Point 10:  Tables and Figures

Table S2 - as per point above, Table S2 is lacking information about which FISH probes were used.  Also, microarray nomenclature could be given for copy number alterations and would strengthen the rigor of this information for readers.  

Figure 2.  Data labels to show percents for each bar in the histogram in each group, or perhaps a data table below the figure would allow the reader to easily see the numeric value of reclassification the author's are showing with this figure.  E.g. in before OGM DIPSS plus ~50% of the patients were N/A.  Showing how this is redistributed among the groups would make a more enticing figure.  Alternatively, data series could be used showing where cases went using a hatched or alternatively coloured bar on top of the original histogram data showing the distribution of cases added to each group or re-classified.  

Author Response

Please see the attachment

Author Response File: Author Response.docx

Reviewer 2 Report

Authors report on application of OGM in 21 MPS patients.

major comments:

- authors need to discuss the fact that MPS-cells are present in mosaic with normal, non-cancer cells. Thus, OGM may miss aberrant clones below a certain cut-off. 
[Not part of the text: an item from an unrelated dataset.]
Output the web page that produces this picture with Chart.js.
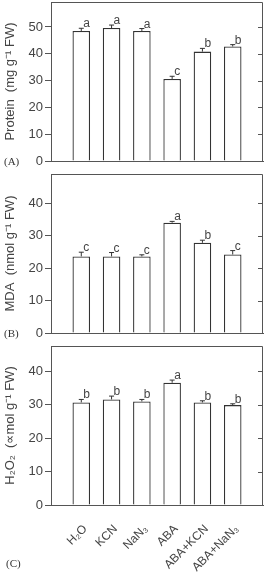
<!DOCTYPE html>
<html>
<head>
<meta charset="utf-8">
<script src="https://cdn.jsdelivr.net/npm/chart.js@4.4.0/dist/chart.umd.min.js"></script>
<style>
  body { margin: 0; background: #fff; }
  #wrap { position: relative; width: 265px; height: 576px; }
  canvas { position: absolute; left: 0; }
  .tag { position: absolute; font: 11px "Liberation Serif", serif; color: #333; line-height: 14px; }
</style>
</head>
<body>
<div id="wrap">
  <canvas id="cA" width="265" height="172" style="top:0"></canvas>
  <canvas id="cB" width="265" height="172" style="top:172px"></canvas>
  <canvas id="cC" width="265" height="232" style="top:344px"></canvas>
  <div class="tag" style="left:4px;top:154px">(A)</div>
  <div class="tag" style="left:4px;top:326px">(B)</div>
  <div class="tag" style="left:6px;top:556px">(C)</div>
</div>
<script>
// treatments (empty slots at both ends keep the spacing of the original)
const treatments = ["", "H₂O", "KCN", "NaN₃", "ABA", "ABA+KCN", "ABA+NaN₃", ""];

const protein = [48.5, 49.6, 48.5, 30.6, 40.8, 42.7];
const proteinErr = [1.0, 1.1, 0.9, 1.0, 1.2, 0.7];
const proteinLetters = ["a", "a", "a", "c", "b", "b"];

const mda = [23.6, 23.6, 23.6, 34.0, 27.8, 24.2];
const mdaErr = [1.3, 1.2, 0.5, 0.4, 0.8, 1.2];
const mdaLetters = ["c", "c", "c", "a", "b", "c"];

const h2o2 = [30.7, 31.6, 31.0, 36.6, 30.7, 29.9];
const h2o2Err = [0.9, 1.0, 0.6, 0.8, 0.5, 0.4];
const h2o2Letters = ["b", "b", "b", "a", "b", "b"];

const yTicks = [0, 10, 20, 30, 40, 50];

const axisCol = "#555";
const textCol = "#444";
const sans = "'Liberation Sans', Arial, sans-serif";

// error bars + significance letters
const errPlugin = {
  id: "errs",
  afterDatasetsDraw(chart, args, opts) {
    const ctx = chart.ctx;
    const y = chart.scales.y;
    const bars = chart.getDatasetMeta(0).data;
    ctx.save();
    ctx.strokeStyle = "#333";
    ctx.lineWidth = 1;
    ctx.fillStyle = textCol;
    ctx.font = "12px " + sans;
    ctx.textAlign = "left";
    ctx.textBaseline = "alphabetic";
    opts.values.forEach((v, i) => {
      const b = bars[i + 1];
      const top = y.getPixelForValue(v);
      const et = y.getPixelForValue(v + opts.errors[i]);
      ctx.beginPath();
      ctx.moveTo(b.x, top);
      ctx.lineTo(b.x, et);
      ctx.moveTo(b.x - 2.5, et);
      ctx.lineTo(b.x + 2.5, et);
      ctx.stroke();
      ctx.fillText(opts.letters[i], b.x + 2, et - 1);
    });
    ctx.restore();
  }
};

// box on top/right and inward ticks on the right side
const boxPlugin = {
  id: "box",
  afterDraw(chart) {
    const ctx = chart.ctx;
    const a = chart.chartArea;
    const y = chart.scales.y;
    ctx.save();
    ctx.strokeStyle = axisCol;
    ctx.lineWidth = 1;
    ctx.beginPath();
    ctx.moveTo(a.left, a.top + 0.5);
    ctx.lineTo(a.right - 0.5, a.top + 0.5);
    ctx.lineTo(a.right - 0.5, a.bottom);
    y.ticks.forEach(t => {
      const py = Math.round(y.getPixelForValue(t.value)) + 0.5;
      ctx.moveTo(a.right - 5, py);
      ctx.lineTo(a.right, py);
    });
    ctx.stroke();
    ctx.restore();
  }
};

function makeChart(id, values, errors, letters, yMax, yTitle, showX, xHeight) {
  new Chart(document.getElementById(id), {
    type: "bar",
    data: {
      labels: treatments,
      datasets: [{
        data: [null, ...values, null],
        backgroundColor: "#fff",
        borderColor: "#333",
        borderWidth: 1.3,
        barPercentage: 0.58,
        categoryPercentage: 1
      }]
    },
    options: {
      responsive: false,
      animation: false,
      layout: { padding: { top: 2, right: 2, left: 0, bottom: 0 } },
      plugins: {
        legend: { display: false },
        tooltip: { enabled: false },
        errs: { values: values, errors: errors, letters: letters }
      },
      scales: {
        x: {
          offset: false,
          grid: { display: false },
          border: { display: true, color: axisCol, width: 1 },
          ticks: {
            display: showX,
            color: textCol,
            font: { size: 12, family: sans },
            minRotation: 45,
            maxRotation: 45,
            autoSkip: false,
            padding: 9,
            labelOffset: 4
          },
          afterFit(s) { s.height = xHeight; s.paddingLeft = 0; s.paddingRight = 0; }
        },
        y: {
          min: 0,
          max: yMax,
          afterBuildTicks(s) { s.ticks = yTicks.filter(v => v <= yMax).map(v => ({ value: v })); },
          grid: { drawOnChartArea: false, drawTicks: true, tickLength: 6, color: axisCol },
          border: { display: true, color: axisCol, width: 1 },
          ticks: {
            color: textCol,
            padding: 2,
            font: { size: 13, family: sans }
          },
          title: {
            display: true,
            text: yTitle,
            color: textCol,
            font: { size: 13, family: sans },
            padding: { top: 3, bottom: 0 }
          },
          afterFit(s) { s.width = 51; s.paddingTop = 0; s.paddingBottom = 0; }
        }
      }
    },
    plugins: [errPlugin, boxPlugin]
  });
}

makeChart("cA", protein, proteinErr, proteinLetters, 59.3, "Protein  (mg g⁻¹ FW)", false, 11);
makeChart("cB", mda, mdaErr, mdaLetters, 49.0, "MDA  (nmol g⁻¹ FW)", false, 11);
makeChart("cC", h2o2, h2o2Err, h2o2Letters, 47.6, "H₂O₂  (∝mol g⁻¹ FW)", true, 71);
</script>
</body>
</html>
- state what is thecut-off rate of OGM. is it 5, 10, 20, 30%?

- state that OGM did not detect any genetic chnages in 12/21 cases. Accordingly, OGM was not helpful  in >50% of the cases. Please revise title, abstract and overall conclusions, which are misleading by now. OGM combined with NGS and karyotype may lead to 100% of risk stratifications - but the ~60% of normal result cases in OGM were only informtive as NGS found some aberrations. 

 

minor comments:

- Check name of Ref 24 in line 24 - it is since 2 editions no longer 'cytogenetic' but 'cytogenomic'

- replace 'conventional cytogenetics' by 'banding cytogenetics'

Author Response

Please see the attachment

Author Response File: Author Response.docx

Round 2

Reviewer 2 Report

Thanks for amendments in the paper

 

Still in results it is given  the impression that there is a difference in classifying cases when only doing GTG-banding and when only doing OGM.

This is incorrect - please clrealy state in text and Table and figures that you compare pure banding cytogenetic results with results after NGS plus OGM.

Also make clear which / how many cases really profited from additonal NGS only and additional OGM only - as far as this referee sees most progress in classifying comes due to NGS and not due to OGM. 

Author Response

Please see the attachment.

Kind regards

 

Author Response File: Author Response.docx

Round 3

Reviewer 2 Report

Authors still have not reviesed the text accordingly - they insist to reptort big success of using OGM additionally to NGS and banding cytogenetics  see line 95 and 410 following.